There are libraries for this, in some cases. And, notably, there are tricks you can play with vectorized data (e.g., four 32-bit elements in a 128-bit vector, but this also applies to four 8-bit bytes in a 32-bit register) to go faster than individual-element accesses.
For a transpose, the standard idea is that you use "shuffle" instructions, which allow you to create a new data vector out of two existing vectors, in any order. You work with 4x4 blocks of the input array. So, starting out, you have:
v0 = 1 2 3 4
v1 = 5 6 7 8
v2 = 9 A B C
v3 = D E F 0
Then, you apply shuffle instructions to the first two vectors (interleaving their odd elements, A0B0 C0D0 -> ABCD, and interleaving their even elements, 0A0B 0C0D -> ABCD), and to the last two, to create a new set of vectors with each 2x2 block transposed:
1 5 3 7
2 6 4 8
9 D B F
A E C 0
Finally, you apply shuffle instructions to the odd pair and the even pair (combining their first pairs of elements, AB00 CD00 -> ABCD, and their last pairs, 00AB 00CD -> ABCD), to get:
1 5 9 D
2 6 A E
3 7 B F
4 8 C 0
And there, 16 elements transposed in eight instructions!
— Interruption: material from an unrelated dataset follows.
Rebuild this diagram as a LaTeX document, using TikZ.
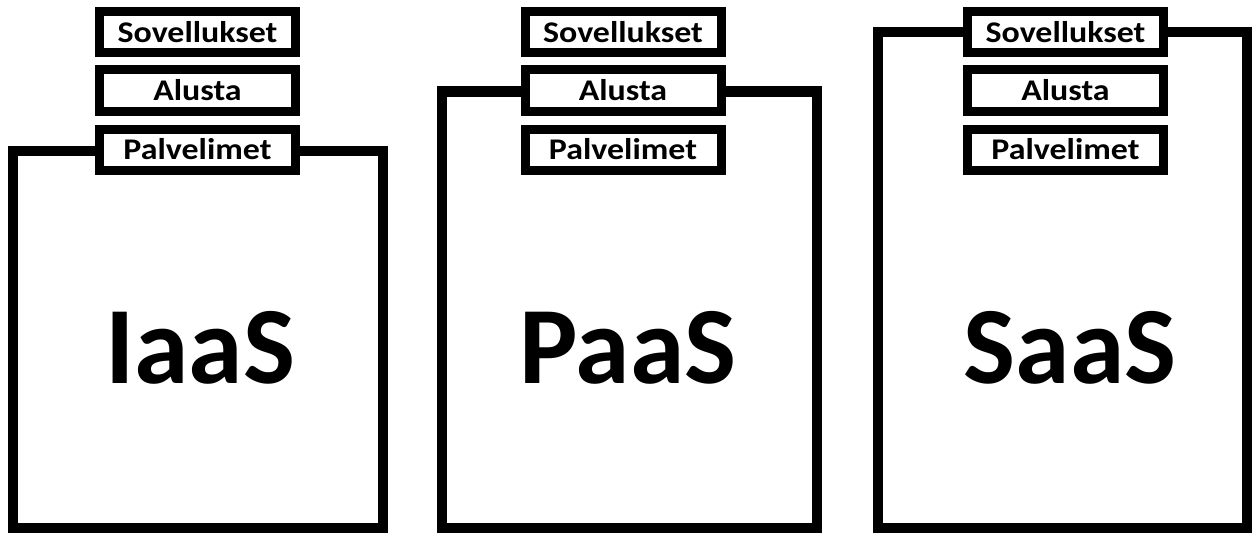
\documentclass[tikz,border=0pt]{standalone}
\usepackage{fontspec}
\setmainfont{Carlito}
\newfontfamily\layerfont[FakeStretch=1.13]{Carlito}
\usepackage{tikz}

\tikzset{
  layer/.style={draw, fill=white, line width=9pt, minimum width=196pt, minimum height=41pt,
    inner sep=0pt, font=\layerfont\fontsize{30}{32}\selectfont\bfseries},
  cloudbox/.style={line width=10pt},
  model/.style={anchor=base, inner sep=0pt, font=\fontsize{110}{120}\selectfont\bfseries}
}

\begin{document}
\begin{tikzpicture}[x=1pt, y=-1pt]
\useasboundingbox (0,0) rectangle (1256,535);
% outer frames
\draw [cloudbox] (13,150.5) rectangle (383,528);
\draw [cloudbox] (442,91.5) rectangle (817,528);
\draw [cloudbox] (878,32) rectangle (1247,528);
% layer boxes, first column
\node [layer] (sov1) at (197.5,32) {Sovellukset};
\node [layer] (alu1) at (197.5,90.5) {Alusta};
\node [layer] (pal1) at (197.5,149.5) {Palvelimet};
% second column
\node [layer] (sov2) at (623,32) {Sovellukset};
\node [layer] (alu2) at (623,90.5) {Alusta};
\node [layer] (pal2) at (623,149.5) {Palvelimet};
% third column
\node [layer] (sov3) at (1065.5,32) {Sovellukset};
\node [layer] (alu3) at (1065.5,90.5) {Alusta};
\node [layer] (pal3) at (1065.5,149.5) {Palvelimet};
% model names
\node [model] (iaas) at (200,383) {IaaS};
\node [model] (paas) at (628,383) {PaaS};
\node [model] (saas) at (1070,383) {SaaS};
\end{tikzpicture}
\end{document}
Now, for 8-bit bytes in 32-bit registers, ARM doesn't have exactly shuffle instructions, but you can synthesize what you need with shifts and a SEL (select) instruction, and the second set of shuffles you can do in one instruction with the PKHBT (pack halfword bottom top) and PKHTB (pack halfword top bottom) instructions.
Finally, if you're using a large ARM processor with NEON vectorizations, you can do something like this with 16-element vectors on 16x16 blocks.